> [DIRECTIONS FOR THIS TASK]:
Copy exactly the lines from the beginning of the data down to and including the line holding "0.13, 0.03, 0.0]", without any pictures.

[START OF AVAILABLE DATA]

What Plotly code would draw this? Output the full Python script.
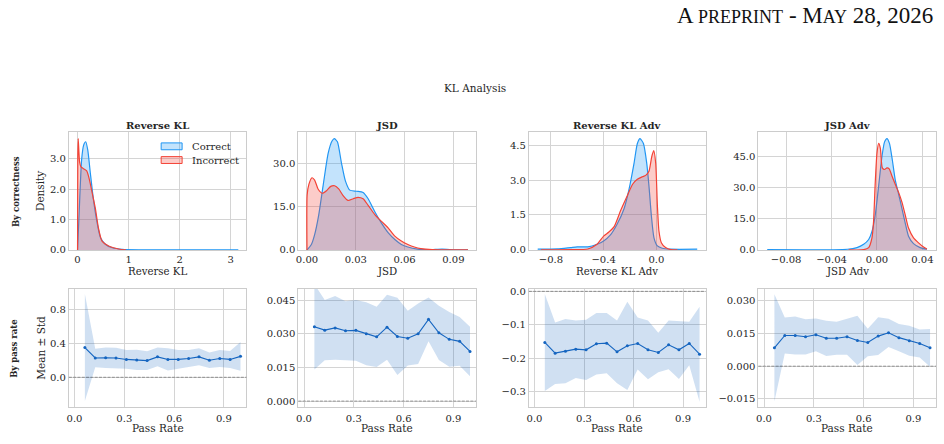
import plotly.graph_objects as go

W, H = 944, 444

# ---------------- data ----------------
panel_titles = ["Reverse KL", "JSD", "Reverse KL Adv", "JSD Adv"]
series_names = ["Correct", "Incorrect"]

# KDE curves (top row)
rkl_correct_x = [0, 0.027, 0.08, 0.12, 0.16, 0.2, 0.25, 0.31, 0.38, 0.45, 0.55, 0.68, 0.88, 1.2, 2.0, 3.15]
rkl_correct_y = [0, 1.04, 2.97, 3.45, 3.56, 3.29, 2.54, 1.68, 0.93, 0.4, 0.18, 0.07, 0.02, 0.005, 0.002, 0.0]
rkl_incorrect_x = [0, 0.005, 0.013, 0.04, 0.067, 0.11, 0.18, 0.23, 0.29, 0.35, 0.41, 0.48, 0.61, 0.81, 0.95]
rkl_incorrect_y = [0, 3.0, 3.66, 2.9, 2.73, 2.68, 2.6, 2.33, 1.85, 1.36, 0.72, 0.29, 0.13, 0.03, 0.0]

jsd_correct_x = [0, 0.0027, 0.0047, 0.0072, 0.0099, 0.013, 0.0154, 0.0168, 0.0187, 0.0212, 0.0236, 0.0263,
                 0.0304, 0.0345, 0.0376, 0.0417, 0.0458, 0.05, 0.054, 0.058, 0.062, 0.068, 0.075, 0.083, 0.091, 0.099]
jsd_correct_y = [0, 1.9, 5.3, 12.1, 22.3, 33.6, 37.9, 38.7, 37.6, 30.2, 24.0, 20.8,
                 20.4, 20.0, 17.8, 13.3, 9.3, 5.9, 3.6, 1.9, 1.0, 0.3, 0.05, 0.3, 0.02, 0.0]
jsd_incorrect_x = [0, 0.0001, 0.0012, 0.0031, 0.0047, 0.0068, 0.0095, 0.012, 0.0146, 0.017, 0.0195, 0.0222,
                   0.0253, 0.0284, 0.0314, 0.0345, 0.0376, 0.0417, 0.0458, 0.05, 0.054, 0.058, 0.062, 0.066,
                   0.070, 0.077, 0.09, 0.099]
jsd_incorrect_y = [0, 19.1, 22.9, 25.1, 24.3, 21.2, 19.7, 20.6, 22.1, 22.3, 21.2, 18.9,
                   17.2, 17.8, 18.3, 17.8, 15.5, 12.3, 9.9, 7.6, 4.8, 3.1, 1.9, 1.0,
                   0.45, 0.1, 0.0, 0.0]

rkla_correct_x = [-0.90, -0.75, -0.65, -0.6, -0.52, -0.45, -0.4, -0.35, -0.30, -0.245, -0.207, -0.169,
                  -0.144, -0.124, -0.098, -0.073, -0.056, -0.038, -0.018, 0.008, 0.045, 0.11, 0.31]
rkla_correct_y = [0.03, 0.04, 0.1, 0.13, 0.13, 0.24, 0.38, 0.63, 1.08, 1.77, 2.61, 3.73,
                  4.57, 4.78, 4.57, 3.73, 2.75, 1.49, 0.52, 0.17, 0.07, 0.03, 0.03]
rkla_incorrect_x = [-0.876, -0.65, -0.52, -0.45, -0.4, -0.36, -0.32, -0.27, -0.22, -0.18, -0.144, -0.106,
                    -0.081, -0.056, -0.035, -0.02, -0.005, 0.008, 0.02, 0.038, 0.07, 0.11, 0.16]
rkla_incorrect_y = [0.0, 0.01, 0.04, 0.24, 0.59, 0.77, 1.0, 1.7, 2.33, 2.82, 3.03, 3.14,
                    3.2, 3.38, 4.0, 4.26, 3.73, 1.91, 0.8, 0.31, 0.1, 0.01, 0.0]

jsda_correct_x = [-0.0966, -0.026, -0.0176, -0.0117, -0.0073, -0.0044, -0.0015, 0.0015, 0.0044, 0.0067,
                  0.0088, 0.011, 0.0135, 0.016, 0.019, 0.022, 0.0249, 0.0278, 0.0322, 0.038, 0.044]
jsda_correct_y = [0.1, 0.3, 1.1, 2.7, 5.0, 8.9, 16.8, 30.9, 45.0, 52.0,
                  53.6, 51.3, 43.4, 34.0, 27.0, 19.9, 12.9, 6.6, 3.0, 1.1, 0.3]
jsda_incorrect_x = [-0.0249, -0.0117, -0.0073, -0.0044, -0.003, -0.0015, 0.0, 0.0015, 0.003, 0.0047,
                    0.0067, 0.0088, 0.0108, 0.0132, 0.016, 0.019, 0.022, 0.0249, 0.0278, 0.0322,
                    0.0366, 0.041, 0.044]
jsda_incorrect_y = [0.0, 0.1, 1.1, 5.8, 13.6, 32.5, 46.6, 51.3, 48.9, 39.5,
                    38.7, 39.5, 39.0, 35.6, 31.7, 27.8, 23.0, 16.8, 10.5, 5.8,
                    3.4, 1.4, 0.4]

# Mean +/- std by pass rate (bottom row)
pass_rate = [0.0625, 0.125, 0.1875, 0.25, 0.3125, 0.375, 0.4375, 0.5,
             0.5625, 0.625, 0.6875, 0.75, 0.8125, 0.875, 0.9375, 1.0]
rkl_mean = [0.35, 0.227, 0.23, 0.227, 0.21, 0.204, 0.196, 0.24, 0.21, 0.21, 0.22, 0.24, 0.20, 0.22, 0.21, 0.246]
rkl_std = [0.63, 0.11, 0.12, 0.12, 0.11, 0.12, 0.11, 0.11, 0.13, 0.11, 0.10, 0.10, 0.09, 0.10, 0.10, 0.17]
jsd_mean = [0.0331, 0.0316, 0.0326, 0.0313, 0.0315, 0.0300, 0.0286, 0.0329,
            0.0288, 0.0280, 0.0300, 0.0364, 0.0304, 0.0275, 0.0266, 0.0221]
jsd_std = [0.019, 0.0134, 0.0142, 0.0132, 0.0135, 0.014, 0.0134, 0.0145,
           0.0172, 0.0122, 0.0135, 0.0097, 0.0121, 0.0122, 0.0109, 0.011]
rkla_mean = [-0.153, -0.185, -0.179, -0.173, -0.175, -0.157, -0.155, -0.181,
             -0.163, -0.156, -0.175, -0.183, -0.160, -0.175, -0.156, -0.188]
rkla_std = [0.145, 0.092, 0.096, 0.086, 0.090, 0.092, 0.090, 0.094,
            0.132, 0.078, 0.088, 0.059, 0.073, 0.087, 0.065, 0.142]
jsda_mean = [0.0084, 0.0141, 0.0141, 0.0135, 0.0144, 0.0128, 0.0128, 0.0135,
             0.0118, 0.0109, 0.0138, 0.0153, 0.0131, 0.0117, 0.0104, 0.0084]
jsda_std = [0.0246, 0.0083, 0.0087, 0.0081, 0.0075, 0.0081, 0.0076, 0.0083,
            0.0113, 0.0063, 0.0087, 0.0065, 0.0063, 0.0069, 0.0064, 0.0087]

# ---------------- styling ----------------
SERIF = "DejaVu Serif"
TXT = "#262626"
C_BLUE = "#2196F3"
C_RED = "#F44336"
F_BLUE = "rgba(33,150,243,0.27)"
F_RED = "rgba(244,67,54,0.27)"
C_LINE = "#1565C0"
F_BAND = "rgba(21,101,192,0.2)"
GRID = "#d4d4d4"
SPINE = "#cccccc"


def px_x(p):
    return p / W


def px_y(p):
    return 1 - p / H


col_px = [(67, 245), (297, 475), (528, 705), (758, 936)]
top_px = (132, 252)
bot_px = (292, 412)

kde = [
    (rkl_correct_x, rkl_correct_y, rkl_incorrect_x, rkl_incorrect_y),
    (jsd_correct_x, jsd_correct_y, jsd_incorrect_x, jsd_incorrect_y),
    (rkla_correct_x, rkla_correct_y, rkla_incorrect_x, rkla_incorrect_y),
    (jsda_correct_x, jsda_correct_y, jsda_incorrect_x, jsda_incorrect_y),
]
means = [rkl_mean, jsd_mean, rkla_mean, jsda_mean]
stds = [rkl_std, jsd_std, rkla_std, jsda_std]

top_xrange = [[-0.17, 3.31], [-0.0053, 0.1039], [-0.967, 0.373], [-0.1044, 0.052]]
top_yrange = [[0, 3.87], [0, 40.9], [0, 5.05], [0, 56.6]]
top_xticks = [[0, 1, 2, 3], [0, 0.03, 0.06, 0.09], [-0.8, -0.4, 0.0], [-0.08, -0.04, 0.0, 0.04]]
top_xfmt = ["d", ".2f", ".1f", ".2f"]
top_yticks = [[0, 1, 2, 3], [0, 15, 30], [0, 1.5, 3, 4.5], [0, 15, 30, 45]]

bot_xrange = [-0.034, 1.036]
bot_yrange = [[-0.346, 1.038], [-0.0025, 0.0499], [-0.345, 0.0067], [-0.0186, 0.0354]]
bot_yticks = [[0.0, 0.4, 0.8], [0, 0.015, 0.03, 0.045], [-0.3, -0.2, -0.1, 0.0], [-0.015, 0, 0.015, 0.03]]
bot_yfmt = [".1f", ".3f", ".1f", ".3f"]

fig = go.Figure()


def axis_base(**kw):
    d = dict(showgrid=True, gridcolor=GRID, gridwidth=1, zeroline=False,
             showline=True, linecolor=SPINE, linewidth=1, mirror=True,
             ticks="", tickfont=dict(family=SERIF, size=10, color=TXT),
             fixedrange=True)
    d.update(kw)
    return d


layout_axes = {}
annotations = []
shapes = []

for i in range(4):
    # ---- top row ----
    n = i + 1
    xa = "x" if n == 1 else f"x{n}"
    ya = "y" if n == 1 else f"y{n}"
    cx, cy, ix, iy = kde[i]
    fig.add_trace(go.Scatter(x=cx, y=cy, mode="lines", fill="tozeroy", fillcolor=F_BLUE,
                             line=dict(color=C_BLUE, width=1.2, shape="spline", smoothing=0.6),
                             name=series_names[0], showlegend=False, xaxis=xa, yaxis=ya))
    fig.add_trace(go.Scatter(x=ix, y=iy, mode="lines", fill="tozeroy", fillcolor=F_RED,
                             line=dict(color=C_RED, width=1.2, shape="spline", smoothing=0.6),
                             name=series_names[1], showlegend=False, xaxis=xa, yaxis=ya))
    layout_axes[f"xaxis{n}"] = axis_base(domain=[px_x(col_px[i][0]), px_x(col_px[i][1])],
                                         range=top_xrange[i], tickvals=top_xticks[i],
                                         tickformat=top_xfmt[i], anchor=ya, ticklabelstandoff=0)
    layout_axes[f"yaxis{n}"] = axis_base(domain=[px_y(top_px[1]), px_y(top_px[0])],
                                         range=top_yrange[i], tickvals=top_yticks[i],
                                         tickformat=".1f", anchor=xa)
    cxp = (col_px[i][0] + col_px[i][1]) / 2
    annotations.append(dict(text=f"<b>{panel_titles[i]}</b>", x=px_x(cxp), y=px_y(125.5),
                            xref="paper", yref="paper", showarrow=False, xanchor="center",
                            yanchor="middle", font=dict(family=SERIF, size=10, color=TXT)))
    annotations.append(dict(text=panel_titles[i], x=px_x(cxp), y=px_y(274),
                            xref="paper", yref="paper", showarrow=False, xanchor="center",
                            yanchor="middle", font=dict(family=SERIF, size=10.2, color=TXT)))

    # ---- bottom row ----
    m = i + 5
    xb = f"x{m}"
    yb = f"y{m}"
    upper = [a + b for a, b in zip(means[i], stds[i])]
    lower = [a - b for a, b in zip(means[i], stds[i])]
    fig.add_trace(go.Scatter(x=pass_rate, y=upper, mode="lines", line=dict(width=0, color=F_BAND),
                             showlegend=False, hoverinfo="skip", xaxis=xb, yaxis=yb))
    fig.add_trace(go.Scatter(x=pass_rate, y=lower, mode="lines", line=dict(width=0, color=F_BAND),
                             fill="tonexty", fillcolor=F_BAND,
                             showlegend=False, hoverinfo="skip", xaxis=xb, yaxis=yb))
    fig.add_trace(go.Scatter(x=pass_rate, y=means[i], mode="lines+markers",
                             line=dict(color=C_LINE, width=1.1), marker=dict(size=3, color=C_LINE),
                             showlegend=False, xaxis=xb, yaxis=yb))
    layout_axes[f"xaxis{m}"] = axis_base(domain=[px_x(col_px[i][0]), px_x(col_px[i][1])],
                                         range=bot_xrange, tickvals=[0, 0.3, 0.6, 0.9],
                                         tickformat=".1f", anchor=yb, ticklabelstandoff=2)
    layout_axes[f"yaxis{m}"] = axis_base(domain=[px_y(bot_px[1]), px_y(bot_px[0])],
                                         range=bot_yrange[i], tickvals=bot_yticks[i],
                                         tickformat=bot_yfmt[i], anchor=xb)
    shapes.append(dict(type="line", xref=f"{xb} domain", x0=0, x1=1, yref=yb, y0=0, y1=0,
                       line=dict(color="rgba(0,0,0,0.45)", width=0.8, dash="3px,1.3px"), layer="above"))
    annotations.append(dict(text="Pass Rate", x=px_x(cxp), y=px_y(434),
                            xref="paper", yref="paper", showarrow=False, xanchor="center",
                            yanchor="middle", font=dict(family=SERIF, size=10.5, color=TXT)))

# y titles, row labels
annotations += [
    dict(text="Density", x=px_x(38), y=px_y(192), xref="paper", yref="paper", showarrow=False,
         textangle=-90, xanchor="center", yanchor="middle", font=dict(family=SERIF, size=10.5, color=TXT)),
    dict(text="Mean ± Std", x=px_x(39), y=px_y(352), xref="paper", yref="paper", showarrow=False,
         textangle=-90, xanchor="center", yanchor="middle", font=dict(family=SERIF, size=10.5, color=TXT)),
    dict(text="<b>By correctness</b>", x=px_x(14), y=px_y(192), xref="paper", yref="paper", showarrow=False,
         textangle=-90, xanchor="center", yanchor="middle", font=dict(family=SERIF, size=8.5, color=TXT)),
    dict(text="<b>By pass rate</b>", x=px_x(12), y=px_y(352), xref="paper", yref="paper", showarrow=False,
         textangle=-90, xanchor="center", yanchor="middle", font=dict(family=SERIF, size=8.5, color=TXT)),
    dict(text="KL Analysis", x=px_x(474), y=px_y(86.5), xref="paper", yref="paper", showarrow=False,
         xanchor="center", yanchor="middle", font=dict(family=SERIF, size=10.5, color=TXT)),
    dict(text="A <span style='font-size:18px'>PREPRINT</span> - M<span style='font-size:18px'>AY</span> 28, 2026",
         x=px_x(935), y=px_y(13), xref="paper", yref="paper", showarrow=False,
         xanchor="right", yanchor="middle", font=dict(family="Liberation Serif", size=23, color="#111")),
]

# manual legend in first top panel
leg_items = [(series_names[0], C_BLUE, F_BLUE, 146.3), (series_names[1], C_RED, F_RED, 160.3)]
for name, lc, fc, yc in leg_items:
    shapes.append(dict(type="rect", xref="paper", yref="paper",
                       x0=px_x(159.5), x1=px_x(180.5), y0=px_y(yc + 3.5), y1=px_y(yc - 3.5),
                       line=dict(color=lc, width=1), fillcolor=fc, layer="above"))
    annotations.append(dict(text=name, x=px_x(188), y=px_y(yc), xref="paper", yref="paper",
                            showarrow=False, xanchor="left", yanchor="middle",
                            font=dict(family=SERIF, size=10, color=TXT)))

fig.update_layout(width=W, height=H, margin=dict(l=0, r=0, t=0, b=0),
                  paper_bgcolor="white", plot_bgcolor="white", showlegend=False,
                  annotations=annotations, shapes=shapes, **layout_axes)

fig.write_html("out.html")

[END OF AVAILABLE DATA]

> [RESPONSE TO THE TASK]:
What Plotly code would draw this? Output the full Python script.
import plotly.graph_objects as go

W, H = 944, 444

# ---------------- data ----------------
panel_titles = ["Reverse KL", "JSD", "Reverse KL Adv", "JSD Adv"]
series_names = ["Correct", "Incorrect"]

# KDE curves (top row)
rkl_correct_x = [0, 0.027, 0.08, 0.12, 0.16, 0.2, 0.25, 0.31, 0.38, 0.45, 0.55, 0.68, 0.88, 1.2, 2.0, 3.15]
rkl_correct_y = [0, 1.04, 2.97, 3.45, 3.56, 3.29, 2.54, 1.68, 0.93, 0.4, 0.18, 0.07, 0.02, 0.005, 0.002, 0.0]
rkl_incorrect_x = [0, 0.005, 0.013, 0.04, 0.067, 0.11, 0.18, 0.23, 0.29, 0.35, 0.41, 0.48, 0.61, 0.81, 0.95]
rkl_incorrect_y = [0, 3.0, 3.66, 2.9, 2.73, 2.68, 2.6, 2.33, 1.85, 1.36, 0.72, 0.29, 0.13, 0.03, 0.0]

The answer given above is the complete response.